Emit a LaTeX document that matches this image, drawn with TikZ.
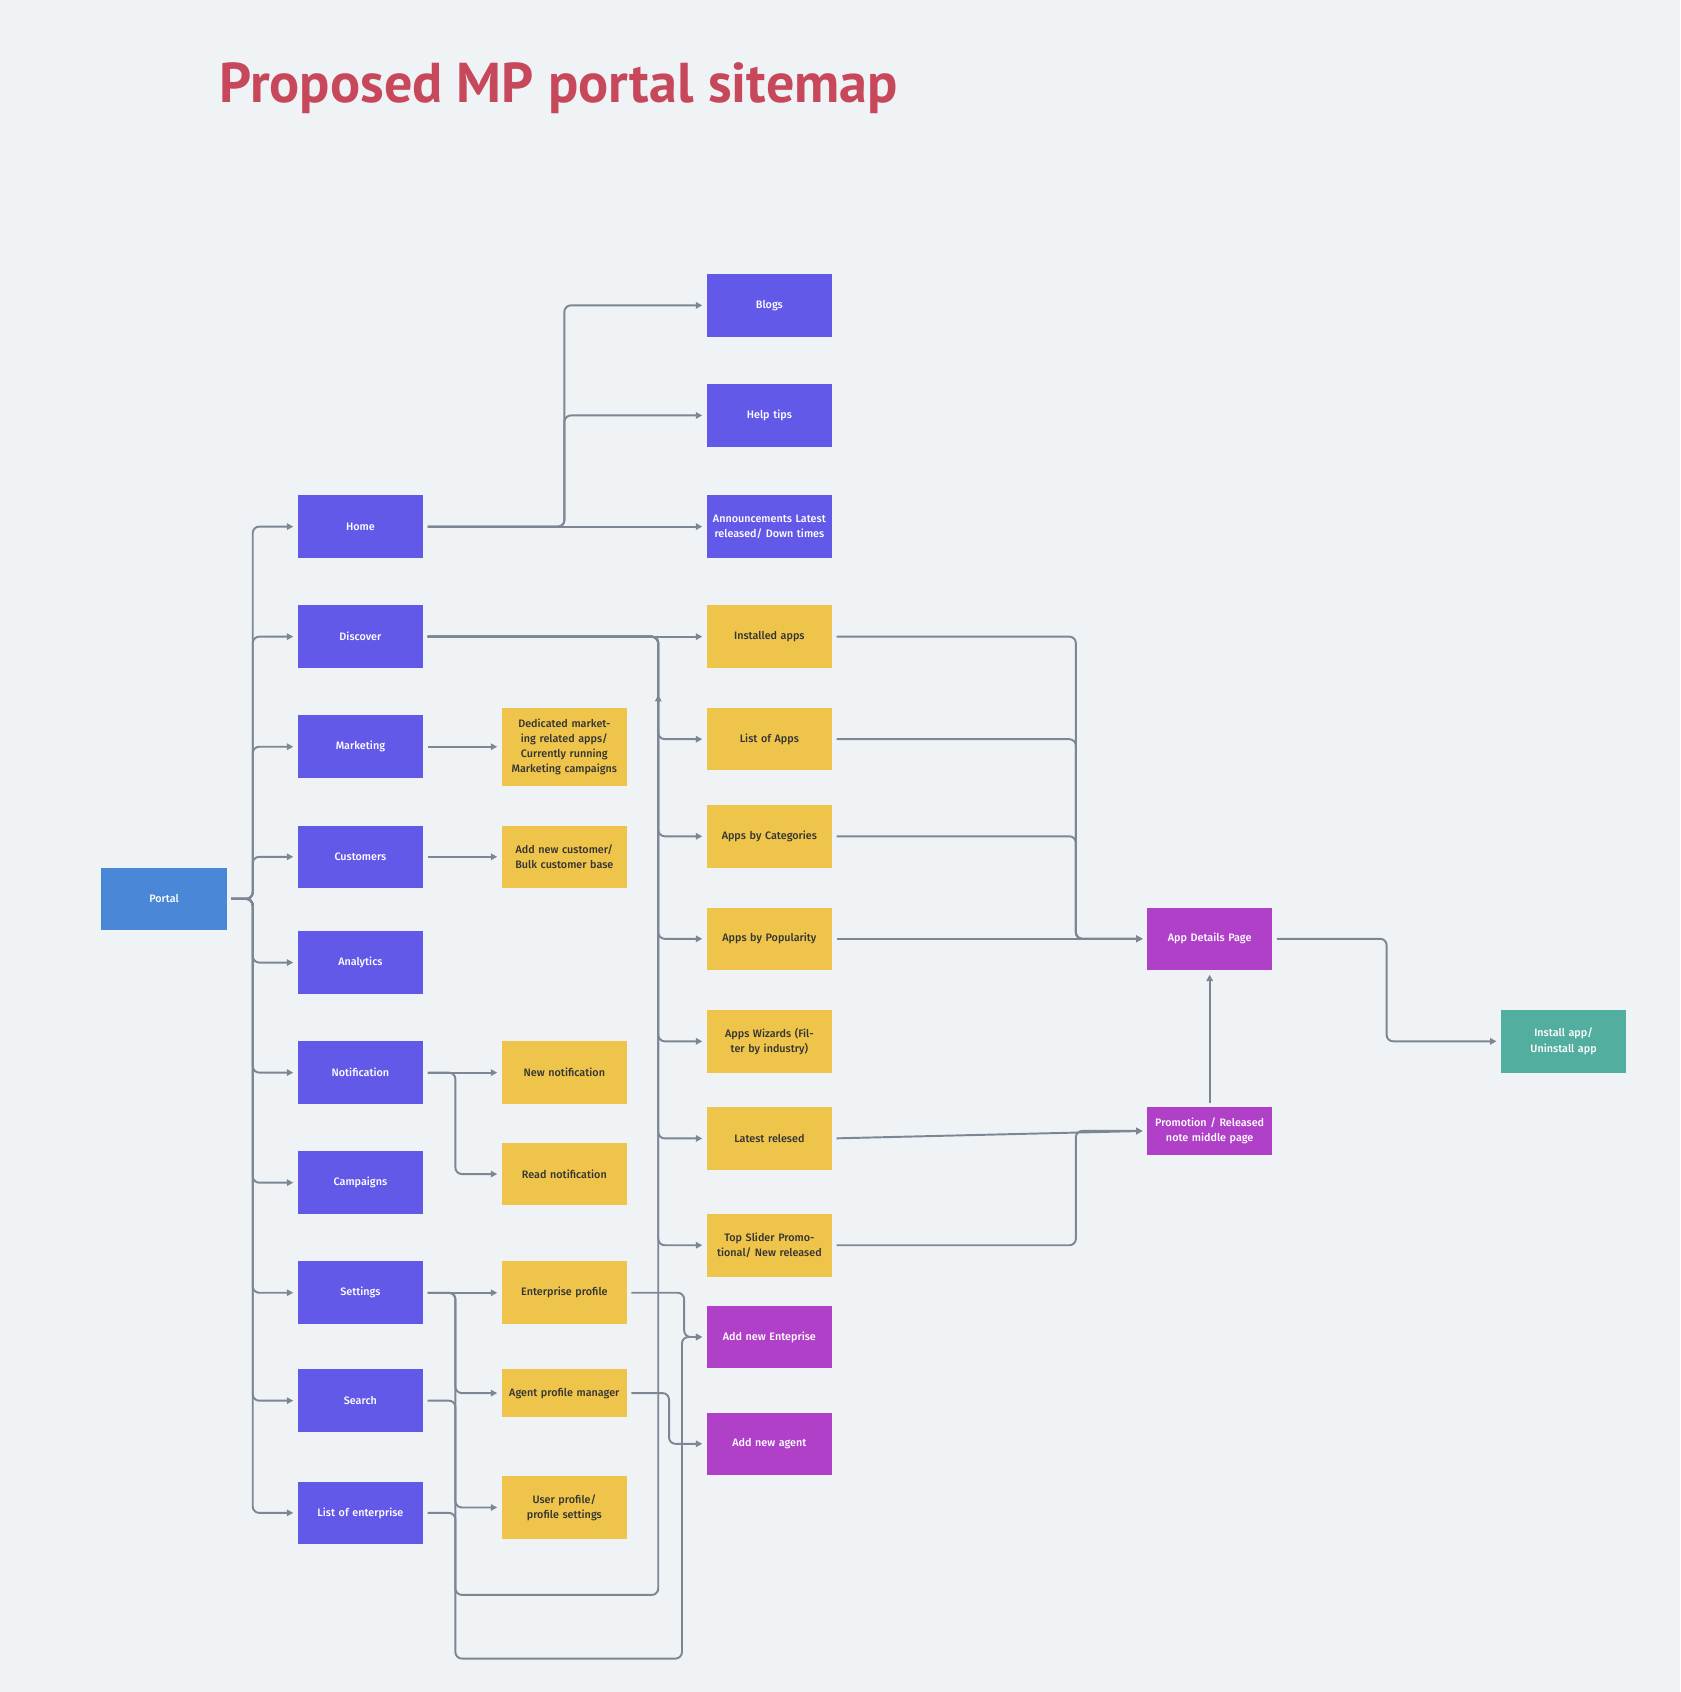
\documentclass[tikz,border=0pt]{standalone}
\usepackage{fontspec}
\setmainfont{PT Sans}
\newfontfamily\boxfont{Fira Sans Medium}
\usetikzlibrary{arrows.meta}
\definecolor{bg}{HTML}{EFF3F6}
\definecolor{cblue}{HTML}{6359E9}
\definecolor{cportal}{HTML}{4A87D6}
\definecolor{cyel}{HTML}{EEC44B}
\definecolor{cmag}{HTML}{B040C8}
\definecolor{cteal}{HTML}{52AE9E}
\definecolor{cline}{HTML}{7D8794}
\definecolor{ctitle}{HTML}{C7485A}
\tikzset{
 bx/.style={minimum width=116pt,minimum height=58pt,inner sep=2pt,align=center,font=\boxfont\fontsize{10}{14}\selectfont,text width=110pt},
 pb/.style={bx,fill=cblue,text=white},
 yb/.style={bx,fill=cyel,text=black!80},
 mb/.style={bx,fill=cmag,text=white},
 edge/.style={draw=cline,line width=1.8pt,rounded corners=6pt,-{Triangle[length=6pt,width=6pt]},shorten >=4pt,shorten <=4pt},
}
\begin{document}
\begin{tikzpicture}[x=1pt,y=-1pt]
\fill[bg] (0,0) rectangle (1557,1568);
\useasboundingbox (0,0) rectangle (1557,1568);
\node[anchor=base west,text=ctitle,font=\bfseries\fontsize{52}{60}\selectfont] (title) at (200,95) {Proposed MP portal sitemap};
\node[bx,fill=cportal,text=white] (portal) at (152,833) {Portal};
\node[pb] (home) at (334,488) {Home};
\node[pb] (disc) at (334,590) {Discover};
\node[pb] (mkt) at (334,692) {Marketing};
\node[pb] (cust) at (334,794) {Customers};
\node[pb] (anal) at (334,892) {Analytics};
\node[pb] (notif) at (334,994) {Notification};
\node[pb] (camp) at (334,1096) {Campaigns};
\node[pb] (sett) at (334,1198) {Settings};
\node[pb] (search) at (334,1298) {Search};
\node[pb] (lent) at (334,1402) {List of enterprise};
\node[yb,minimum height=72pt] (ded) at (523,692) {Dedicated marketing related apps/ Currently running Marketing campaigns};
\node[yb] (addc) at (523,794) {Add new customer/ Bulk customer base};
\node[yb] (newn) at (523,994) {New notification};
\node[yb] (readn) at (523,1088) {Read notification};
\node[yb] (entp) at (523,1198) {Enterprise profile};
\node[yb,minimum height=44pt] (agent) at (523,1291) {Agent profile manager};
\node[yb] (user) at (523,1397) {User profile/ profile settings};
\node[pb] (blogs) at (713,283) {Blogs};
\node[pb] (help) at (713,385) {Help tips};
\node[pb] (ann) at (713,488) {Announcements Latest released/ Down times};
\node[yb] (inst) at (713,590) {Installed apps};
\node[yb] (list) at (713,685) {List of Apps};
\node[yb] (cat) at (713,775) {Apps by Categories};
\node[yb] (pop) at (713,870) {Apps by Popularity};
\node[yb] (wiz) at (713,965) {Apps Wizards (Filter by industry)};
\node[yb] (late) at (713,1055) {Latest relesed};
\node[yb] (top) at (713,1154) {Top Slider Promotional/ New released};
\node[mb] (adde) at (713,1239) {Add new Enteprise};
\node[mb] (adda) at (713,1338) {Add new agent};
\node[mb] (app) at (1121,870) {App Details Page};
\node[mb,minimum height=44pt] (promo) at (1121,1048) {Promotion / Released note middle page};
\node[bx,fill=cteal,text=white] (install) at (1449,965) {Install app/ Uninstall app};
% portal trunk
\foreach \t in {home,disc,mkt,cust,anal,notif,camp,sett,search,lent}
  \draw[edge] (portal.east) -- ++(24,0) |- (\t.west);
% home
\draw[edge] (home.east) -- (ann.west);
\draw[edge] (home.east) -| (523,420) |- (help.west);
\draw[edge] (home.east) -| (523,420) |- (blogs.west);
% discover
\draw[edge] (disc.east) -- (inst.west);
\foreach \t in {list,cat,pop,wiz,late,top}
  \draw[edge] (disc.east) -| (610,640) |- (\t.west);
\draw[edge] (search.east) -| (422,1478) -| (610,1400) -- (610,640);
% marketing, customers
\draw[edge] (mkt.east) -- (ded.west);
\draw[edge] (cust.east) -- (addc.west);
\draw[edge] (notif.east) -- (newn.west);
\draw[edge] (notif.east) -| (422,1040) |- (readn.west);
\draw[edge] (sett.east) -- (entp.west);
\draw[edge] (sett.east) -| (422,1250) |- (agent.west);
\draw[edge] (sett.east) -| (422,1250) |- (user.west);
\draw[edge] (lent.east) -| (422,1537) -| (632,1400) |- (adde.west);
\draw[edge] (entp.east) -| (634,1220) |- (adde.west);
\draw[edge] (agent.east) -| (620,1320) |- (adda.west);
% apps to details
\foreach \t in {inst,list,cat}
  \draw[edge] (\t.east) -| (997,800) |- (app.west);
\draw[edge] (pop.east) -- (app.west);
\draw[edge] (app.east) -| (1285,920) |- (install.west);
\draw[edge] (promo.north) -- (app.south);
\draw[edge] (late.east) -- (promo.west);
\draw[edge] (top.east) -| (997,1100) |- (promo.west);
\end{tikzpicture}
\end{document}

= = = = =

What is expected:
Repeat the listing in full and exactly. Leave any pictures out.

Reply to the exercise:
Emit a LaTeX document that matches this image, drawn with TikZ.
\documentclass[tikz,border=0pt]{standalone}
\usepackage{fontspec}
\setmainfont{PT Sans}
\newfontfamily\boxfont{Fira Sans Medium}
\usetikzlibrary{arrows.meta}
\definecolor{bg}{HTML}{EFF3F6}
\definecolor{cblue}{HTML}{6359E9}
\definecolor{cportal}{HTML}{4A87D6}
\definecolor{cyel}{HTML}{EEC44B}
\definecolor{cmag}{HTML}{B040C8}
\definecolor{cteal}{HTML}{52AE9E}
\definecolor{cline}{HTML}{7D8794}
\definecolor{ctitle}{HTML}{C7485A}
\tikzset{
 bx/.style={minimum width=116pt,minimum height=58pt,inner sep=2pt,align=center,font=\boxfont\fontsize{10}{14}\selectfont,text width=110pt},
 pb/.style={bx,fill=cblue,text=white},
 yb/.style={bx,fill=cyel,text=black!80},
 mb/.style={bx,fill=cmag,text=white},
 edge/.style={draw=cline,line width=1.8pt,rounded corners=6pt,-{Triangle[length=6pt,width=6pt]},shorten >=4pt,shorten <=4pt},
}
\begin{document}
\begin{tikzpicture}[x=1pt,y=-1pt]
\fill[bg] (0,0) rectangle (1557,1568);
\useasboundingbox (0,0) rectangle (1557,1568);
\node[anchor=base west,text=ctitle,font=\bfseries\fontsize{52}{60}\selectfont] (title) at (200,95) {Proposed MP portal sitemap};
\node[bx,fill=cportal,text=white] (portal) at (152,833) {Portal};
\node[pb] (home) at (334,488) {Home};
\node[pb] (disc) at (334,590) {Discover};
\node[pb] (mkt) at (334,692) {Marketing};
\node[pb] (cust) at (334,794) {Customers};
\node[pb] (anal) at (334,892) {Analytics};
\node[pb] (notif) at (334,994) {Notification};
\node[pb] (camp) at (334,1096) {Campaigns};
\node[pb] (sett) at (334,1198) {Settings};
\node[pb] (search) at (334,1298) {Search};
\node[pb] (lent) at (334,1402) {List of enterprise};
\node[yb,minimum height=72pt] (ded) at (523,692) {Dedicated marketing related apps/ Currently running Marketing campaigns};
\node[yb] (addc) at (523,794) {Add new customer/ Bulk customer base};
\node[yb] (newn) at (523,994) {New notification};
\node[yb] (readn) at (523,1088) {Read notification};
\node[yb] (entp) at (523,1198) {Enterprise profile};
\node[yb,minimum height=44pt] (agent) at (523,1291) {Agent profile manager};
\node[yb] (user) at (523,1397) {User profile/ profile settings};
\node[pb] (blogs) at (713,283) {Blogs};
\node[pb] (help) at (713,385) {Help tips};
\node[pb] (ann) at (713,488) {Announcements Latest released/ Down times};
\node[yb] (inst) at (713,590) {Installed apps};
\node[yb] (list) at (713,685) {List of Apps};
\node[yb] (cat) at (713,775) {Apps by Categories};
\node[yb] (pop) at (713,870) {Apps by Popularity};
\node[yb] (wiz) at (713,965) {Apps Wizards (Filter by industry)};
\node[yb] (late) at (713,1055) {Latest relesed};
\node[yb] (top) at (713,1154) {Top Slider Promotional/ New released};
\node[mb] (adde) at (713,1239) {Add new Enteprise};
\node[mb] (adda) at (713,1338) {Add new agent};
\node[mb] (app) at (1121,870) {App Details Page};
\node[mb,minimum height=44pt] (promo) at (1121,1048) {Promotion / Released note middle page};
\node[bx,fill=cteal,text=white] (install) at (1449,965) {Install app/ Uninstall app};
% portal trunk
\foreach \t in {home,disc,mkt,cust,anal,notif,camp,sett,search,lent}
  \draw[edge] (portal.east) -- ++(24,0) |- (\t.west);
% home
\draw[edge] (home.east) -- (ann.west);
\draw[edge] (home.east) -| (523,420) |- (help.west);
\draw[edge] (home.east) -| (523,420) |- (blogs.west);
% discover
\draw[edge] (disc.east) -- (inst.west);
\foreach \t in {list,cat,pop,wiz,late,top}
  \draw[edge] (disc.east) -| (610,640) |- (\t.west);
\draw[edge] (search.east) -| (422,1478) -| (610,1400) -- (610,640);
% marketing, customers
\draw[edge] (mkt.east) -- (ded.west);
\draw[edge] (cust.east) -- (addc.west);
\draw[edge] (notif.east) -- (newn.west);
\draw[edge] (notif.east) -| (422,1040) |- (readn.west);
\draw[edge] (sett.east) -- (entp.west);
\draw[edge] (sett.east) -| (422,1250) |- (agent.west);
\draw[edge] (sett.east) -| (422,1250) |- (user.west);
\draw[edge] (lent.east) -| (422,1537) -| (632,1400) |- (adde.west);
\draw[edge] (entp.east) -| (634,1220) |- (adde.west);
\draw[edge] (agent.east) -| (620,1320) |- (adda.west);
% apps to details
\foreach \t in {inst,list,cat}
  \draw[edge] (\t.east) -| (997,800) |- (app.west);
\draw[edge] (pop.east) -- (app.west);
\draw[edge] (app.east) -| (1285,920) |- (install.west);
\draw[edge] (promo.north) -- (app.south);
\draw[edge] (late.east) -- (promo.west);
\draw[edge] (top.east) -| (997,1100) |- (promo.west);
\end{tikzpicture}
\end{document}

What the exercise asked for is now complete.